Untuk lebih menjawakan budaya
wayang, sejak awal zaman Kerajaan Majapahit diperkenalkan cerita wayang lain
yang tidak berinduk pada Kitab Ramayana dan Mahabarata. Sejak saat itulah
ceritacerita Panji; yakni cerita tentang leluhur raja-raja Majapahit, mulai
diperkenalkan sebagai salah satu bentuk wayang yang lain. Cerita Panji ini
kemudian lebih banyak digunakan untuk pertunjukan Wayang Beber. Tradisi
menjawakan cerita wayang juga diteruskan oleh beberapa ulama Islam, di
antaranya oleh para Wali Sanga. Mereka mulai mewayangkan kisah para raja
Majapahit, di antaranya cerita Damarwulan.
Masuknya agama Islam ke
Indonesia sejak abad ke-15 juga memberi pengaruh besar pada budaya wayang,
terutama pada konsep religi dari falsafah wayang itu. Pada awal abad ke-15,
yakni zaman Kerajaan Demak, mulai digunakan lampu minyak berbentuk khusus yang
disebut blencong pada pergelaran Wayang Kulit.
Sejak zaman Kartasura,
penggubahan cerita wayang yang berinduk pada Ramayana dan mahabarata makin jauh
dari aslinya. Sejak zaman itulah masyarakat penggemar wayang mengenal silsilah
tokoh wayang, termasuk tokoh dewanya, yang berawal dari Nabi Adam. Sisilah itu
terus berlanjut hingga sampai pada raja-raja di Pulau Jawa. Dan selanjutnya,
mulai dikenal pula adanya cerita wayang pakem. yang sesuai standar cerita, dan
cerita wayang carangan yang diluar garis standar. Selain itu masih ada lagi
yang disebut lakon sempalan, yang sudah terlalu jauh keluar dari cerita pakem.

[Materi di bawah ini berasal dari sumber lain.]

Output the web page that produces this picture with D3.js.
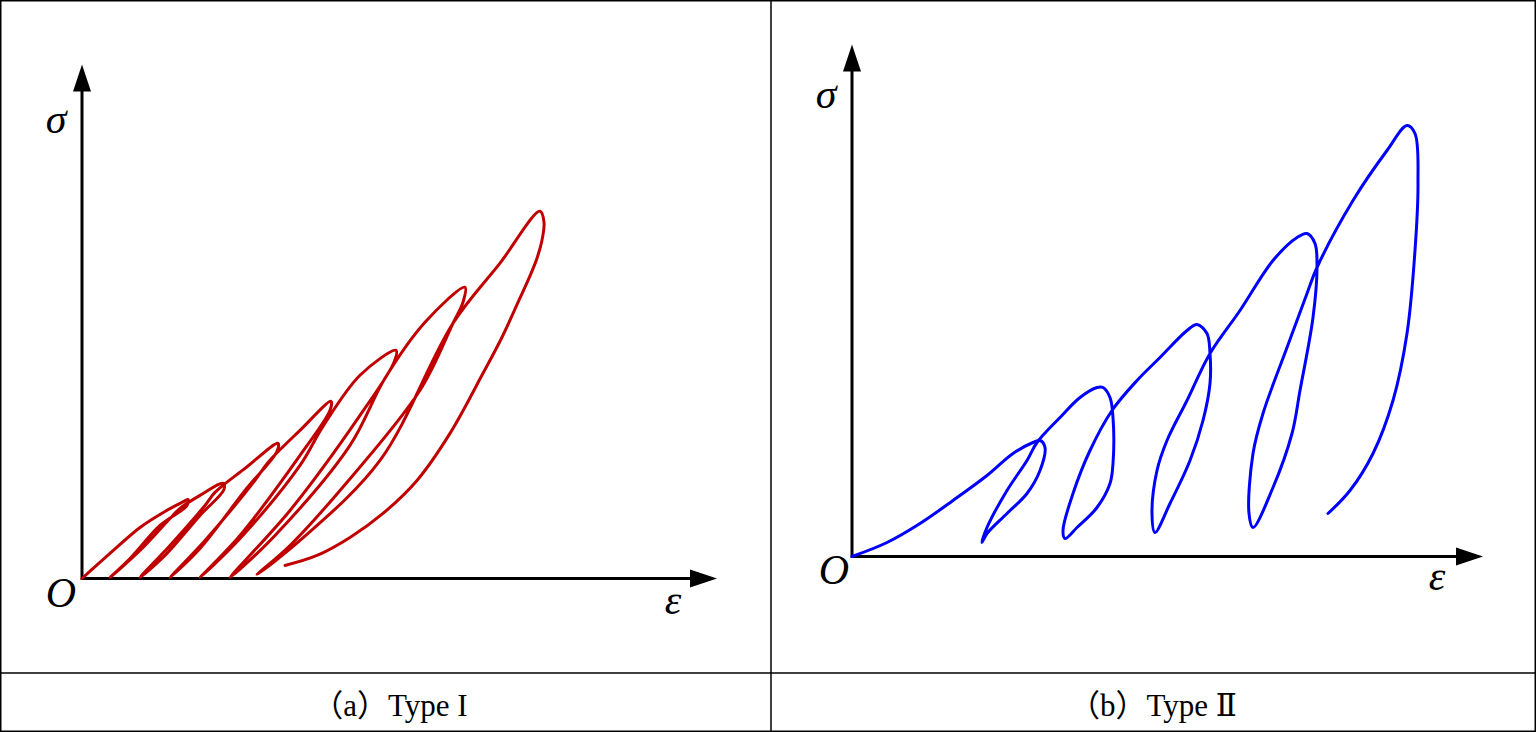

Memang, karena begitu kuatnya
seni wayang berakar dalam budaya bangsa Indonesia, sehingga terjadilah beberapa
kerancuan antara cerita wayang, legenda, dan sejarah. Jika orang India
beranggapan bahwa kisah Mahabarata serta Ramayana benar-benar terjadi di
negerinya, orang Jawa pun menganggap kisah pewayangan benar-benar pernah
terjadi di pulau Jawa.
Dan di wilayah Kulonprogo sendiri wayang masih sangatlah diminati oleh semua
kalangan. Bukan hanya oleh orang tua saja, tapi juga anak remaja bahkan anak
kecil juga telah biasa melihat pertunjukan wayang. Disamping itu wayang juga
biasa di gunakan dalam acara-acara tertentu di daerah kulonprogo ini, baik di
wilayah kota Wates ataupun di daerah pelosok di Kulonprogo.